» Task input

--- Start ---

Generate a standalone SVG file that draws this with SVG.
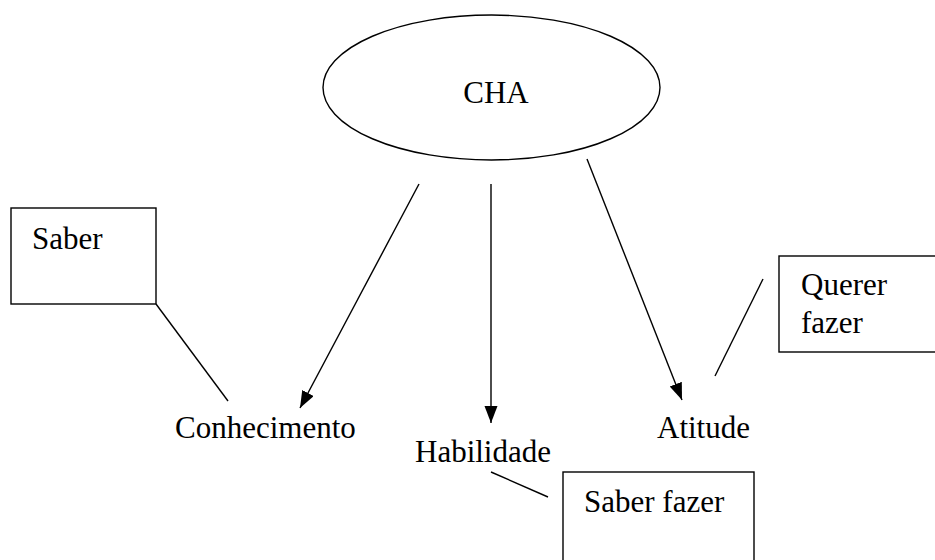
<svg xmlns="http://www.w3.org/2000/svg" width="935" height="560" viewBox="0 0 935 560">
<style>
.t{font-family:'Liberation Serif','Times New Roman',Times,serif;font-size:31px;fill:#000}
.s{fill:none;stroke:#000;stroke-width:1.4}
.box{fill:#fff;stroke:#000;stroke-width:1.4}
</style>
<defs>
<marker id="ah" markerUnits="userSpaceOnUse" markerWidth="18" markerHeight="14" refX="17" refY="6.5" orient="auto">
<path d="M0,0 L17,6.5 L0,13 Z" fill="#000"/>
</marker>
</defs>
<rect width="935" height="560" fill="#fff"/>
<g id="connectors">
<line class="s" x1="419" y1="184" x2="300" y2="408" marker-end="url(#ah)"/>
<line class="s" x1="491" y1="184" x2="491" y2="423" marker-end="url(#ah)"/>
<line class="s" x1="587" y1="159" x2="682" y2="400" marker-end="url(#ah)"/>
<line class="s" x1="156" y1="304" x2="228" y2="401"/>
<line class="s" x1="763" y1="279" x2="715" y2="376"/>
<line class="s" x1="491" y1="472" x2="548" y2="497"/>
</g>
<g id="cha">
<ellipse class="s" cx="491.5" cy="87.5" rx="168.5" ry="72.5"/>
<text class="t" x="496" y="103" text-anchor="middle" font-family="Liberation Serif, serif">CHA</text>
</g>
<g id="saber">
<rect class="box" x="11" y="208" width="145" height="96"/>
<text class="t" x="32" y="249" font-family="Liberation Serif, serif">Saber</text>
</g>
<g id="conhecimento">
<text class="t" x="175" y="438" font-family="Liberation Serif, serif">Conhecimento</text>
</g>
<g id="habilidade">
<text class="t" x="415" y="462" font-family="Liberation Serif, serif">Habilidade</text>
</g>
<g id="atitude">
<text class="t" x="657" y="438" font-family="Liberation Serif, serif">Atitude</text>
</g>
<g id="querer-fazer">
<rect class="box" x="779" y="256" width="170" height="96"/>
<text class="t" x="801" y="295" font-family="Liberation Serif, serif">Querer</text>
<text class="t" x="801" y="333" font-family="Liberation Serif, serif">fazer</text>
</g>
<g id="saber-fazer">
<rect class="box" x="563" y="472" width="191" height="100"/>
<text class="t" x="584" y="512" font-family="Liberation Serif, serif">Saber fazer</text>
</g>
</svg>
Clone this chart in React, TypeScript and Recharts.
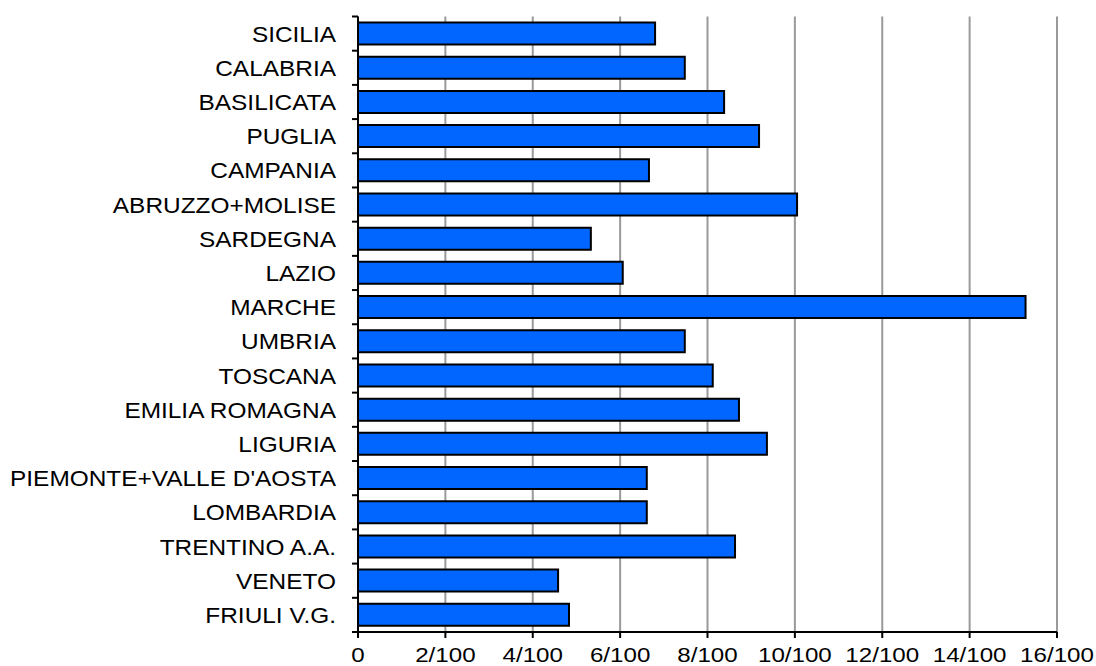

--- End ---

» Instructions for the task
Restate the listing above word for word, and skip the pictures.

» The reply
Generate a standalone SVG file that draws this with SVG.
<svg xmlns="http://www.w3.org/2000/svg" width="935" height="560" viewBox="0 0 935 560">
<style>
.t{font-family:'Liberation Serif','Times New Roman',Times,serif;font-size:31px;fill:#000}
.s{fill:none;stroke:#000;stroke-width:1.4}
.box{fill:#fff;stroke:#000;stroke-width:1.4}
</style>
<defs>
<marker id="ah" markerUnits="userSpaceOnUse" markerWidth="18" markerHeight="14" refX="17" refY="6.5" orient="auto">
<path d="M0,0 L17,6.5 L0,13 Z" fill="#000"/>
</marker>
</defs>
<rect width="935" height="560" fill="#fff"/>
<g id="connectors">
<line class="s" x1="419" y1="184" x2="300" y2="408" marker-end="url(#ah)"/>
<line class="s" x1="491" y1="184" x2="491" y2="423" marker-end="url(#ah)"/>
<line class="s" x1="587" y1="159" x2="682" y2="400" marker-end="url(#ah)"/>
<line class="s" x1="156" y1="304" x2="228" y2="401"/>
<line class="s" x1="763" y1="279" x2="715" y2="376"/>
<line class="s" x1="491" y1="472" x2="548" y2="497"/>
</g>
<g id="cha">
<ellipse class="s" cx="491.5" cy="87.5" rx="168.5" ry="72.5"/>
<text class="t" x="496" y="103" text-anchor="middle" font-family="Liberation Serif, serif">CHA</text>
</g>
<g id="saber">
<rect class="box" x="11" y="208" width="145" height="96"/>
<text class="t" x="32" y="249" font-family="Liberation Serif, serif">Saber</text>
</g>
<g id="conhecimento">
<text class="t" x="175" y="438" font-family="Liberation Serif, serif">Conhecimento</text>
</g>
<g id="habilidade">
<text class="t" x="415" y="462" font-family="Liberation Serif, serif">Habilidade</text>
</g>
<g id="atitude">
<text class="t" x="657" y="438" font-family="Liberation Serif, serif">Atitude</text>
</g>
<g id="querer-fazer">
<rect class="box" x="779" y="256" width="170" height="96"/>
<text class="t" x="801" y="295" font-family="Liberation Serif, serif">Querer</text>
<text class="t" x="801" y="333" font-family="Liberation Serif, serif">fazer</text>
</g>
<g id="saber-fazer">
<rect class="box" x="563" y="472" width="191" height="100"/>
<text class="t" x="584" y="512" font-family="Liberation Serif, serif">Saber fazer</text>
</g>
</svg>
Clone this chart in React, TypeScript and Recharts.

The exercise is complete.